Israel pushes ahead with plan to build in East Jerusalem

 

Jerusalem

Israel on Monday advanced a project to build hundreds of homes in East Jerusalem, pushing ahead with plans for a surge of settlement building on occupied land in response to a successful Palestinian bid to gain limited recognition of statehood at the United Nations.

The settlement expansion plans have drawn condemnations from Washington and from European nations, some of which have summoned Israeli ambassadors to lodge formal protests. But Israeli Prime Minister Benjamin Netanyahu, who is running in elections next month, has defied the calls to rescind the building plans.

A spokeswoman for Israel's Interior Ministry said Monday that a planning committee had approved another stage in plans for construction of 1,500 homes in Ramat Shlomo, an ultra-Orthodox neighborhood built on West Bank land annexed to Jerusalem after Israel captured the area in the 1967 Middle East war.

The plans caused a diplomatic flap when they were announced during Vice President Joe Biden's visit in 2010, drawing swift condemnation from him and straining Israel's ties with Washington. Further steps to promote the plan were suspended, but it has been reactivated after the vote at the U.N. General Assembly last month to upgrade the Palestinians' status to a non-member observer state.

The Interior Ministry spokeswoman said that final approval of the plan could take months to years, and that a similar housing development in another part of East Jerusalem was expected to be discussed by the planning panel on Tuesday. That project, known as Givat Hamatos, would extend a belt of Israeli neighborhoods on annexed land on Jerusalem's southern outskirts, further separating the city's Arab neighborhoods from the West Bank.

After the U.N. vote, Netanyahu approved the construction of 3,000 homes in West Bank settlements and in East Jerusalem, and the advancement of plans for a settlement corridor east of Jerusalem that is seen as critically damaging prospects for a territorially contiguous Palestinian state.

Mark Regev, a spokesman for Netanyahu, said the building plans approved Monday were simply "another procedural phase" in a process that "would've happened anyway," regardless of the recently announced settlement building drive.

But Nabil Abu Rudeineh, a spokesman for Palestinian Authority President Mahmoud Abbas, called the latest Israeli step "a flagrant defiance of the will of the entire international community."

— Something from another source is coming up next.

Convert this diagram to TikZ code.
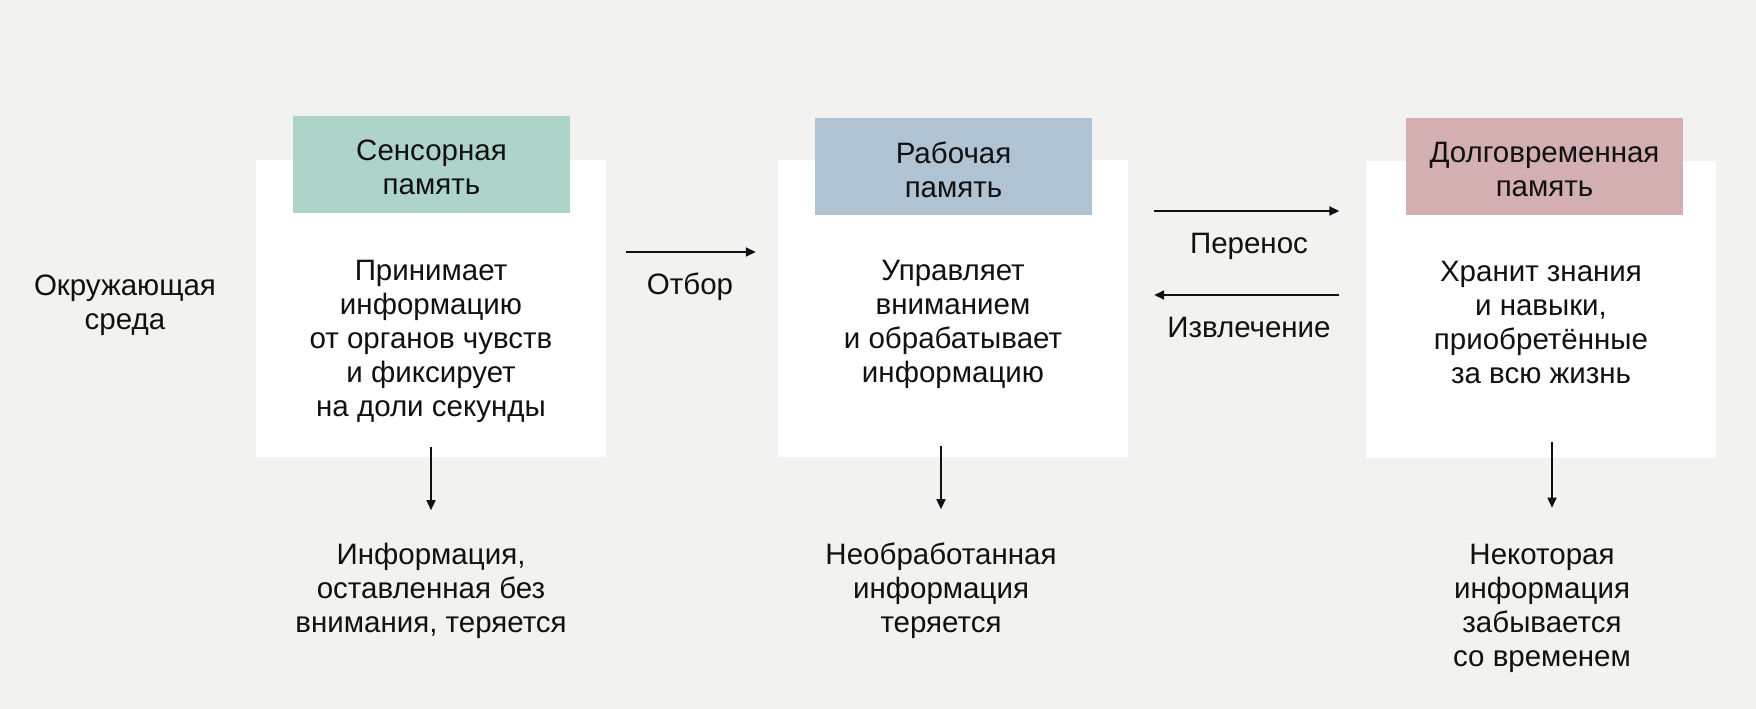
\documentclass[tikz,border=0pt]{standalone}
\usepackage{fontspec}
\setmainfont{Liberation Sans}
\usetikzlibrary{arrows.meta}
\definecolor{bg}{HTML}{F2F2F0}
\definecolor{hgreen}{HTML}{AED3C8}
\definecolor{hblue}{HTML}{AFC3D3}
\definecolor{hpink}{HTML}{D4AFB2}
\definecolor{ink}{HTML}{111111}
\tikzset{
  card/.style={fill=white, draw=none, inner sep=0pt, minimum width=350pt, minimum height=297pt},
  head/.style={draw=none, inner sep=0pt, minimum width=277pt, minimum height=97pt},
  txt/.style={align=center, inner sep=0pt, text=ink, font=\fontsize{29.5}{34}\selectfont},
  arr/.style={draw=ink, line width=1.6pt, -{Triangle[length=10pt,width=9pt]}},
}
\begin{document}
\begin{tikzpicture}[x=1pt,y=-1pt]
\fill[bg] (0,0) rectangle (1756,709);
\useasboundingbox (0,0) rectangle (1756,709);
% cards
\node[card] (c1) at (431,308.5) {};
\node[card] (c2) at (953,308.5) {};
\node[card] (c3) at (1541,309) {};
% headers
\node[head, fill=hgreen] (h1) at (431.5,164) {};
\node[head, fill=hblue] (h2) at (953.5,166) {};
\node[head, fill=hpink] (h3) at (1544.5,166) {};
\node[txt] (h1t) at (431.5,167.5) {Сенсорная\\память};
\node[txt] (h2t) at (953.5,169.5) {Рабочая\\память};
\node[txt] (h3t) at (1544.5,169.5) {Долговременная\\память};
% body texts
\node[txt] (t1) at (431,341) {Принимает\\информацию\\от органов чувств\\и фиксирует\\на доли секунды};
\node[txt] (t2) at (953,324) {Управляет\\вниманием\\и обрабатывает\\информацию};
\node[txt] (t3) at (1541,322) {Хранит знания\\и навыки,\\приобретённые\\за всю жизнь};
% outcomes
\node[txt] (b1) at (431,590.5) {Информация,\\оставленная без\\внимания, теряется};
\node[txt] (b2) at (941,590.5) {Необработанная\\информация\\теряется};
\node[txt] (b3) at (1542,608.5) {Некоторая\\информация\\забывается\\со временем};
% environment
\node[txt] (env) at (125,305.5) {Окружающая\\среда};
% labels
\node[txt] (lsel) at (690,287) {Отбор};
\node[txt] (ltr) at (1249,246.5) {Перенос};
\node[txt] (lret) at (1249,327.5) {Извлечение};
% arrow rows
\coordinate (ySel) at (0,252);
\coordinate (yTr) at (0,211);
\coordinate (yRet) at (0,295);
\draw[arr, shorten <=20pt, shorten >=22pt] (c1.east |- ySel) -- (c2.west |- ySel);
\draw[arr, shorten <=26pt, shorten >=26.5pt] (c2.east |- yTr) -- (c3.west |- yTr);
\draw[arr, shorten <=26.5pt, shorten >=26pt] (c3.west |- yRet) -- (c2.east |- yRet);
% down arrows
\draw[arr] ([yshift=10pt]c1.south -| b1.north) -- ([yshift=-53pt]c1.south -| b1.north);
\draw[arr] ([yshift=11pt]c2.south -| b2.north) -- ([yshift=-52pt]c2.south -| b2.north);
\draw[arr] ([xshift=10pt,yshift=16pt]c3.south -| b3.north) -- ([xshift=10pt,yshift=-50pt]c3.south -| b3.north);
\end{tikzpicture}
\end{document}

Israel's continued expansion of settlements is at the core of the current impasse in peace efforts. The Palestinians, who seek a state in the West Bank and Gaza Strip with a capital in East Jerusalem, have refused to resume negotiations with Israel unless it halts settlement building on occupied land.

Netanyahu has called for a return to talks without preconditions, arguing that all key issues in dispute, including the settlements, could be discussed in the negotiations. He has condemned the Palestinians' U.N. statehood bid as an attempt to bypass such talks.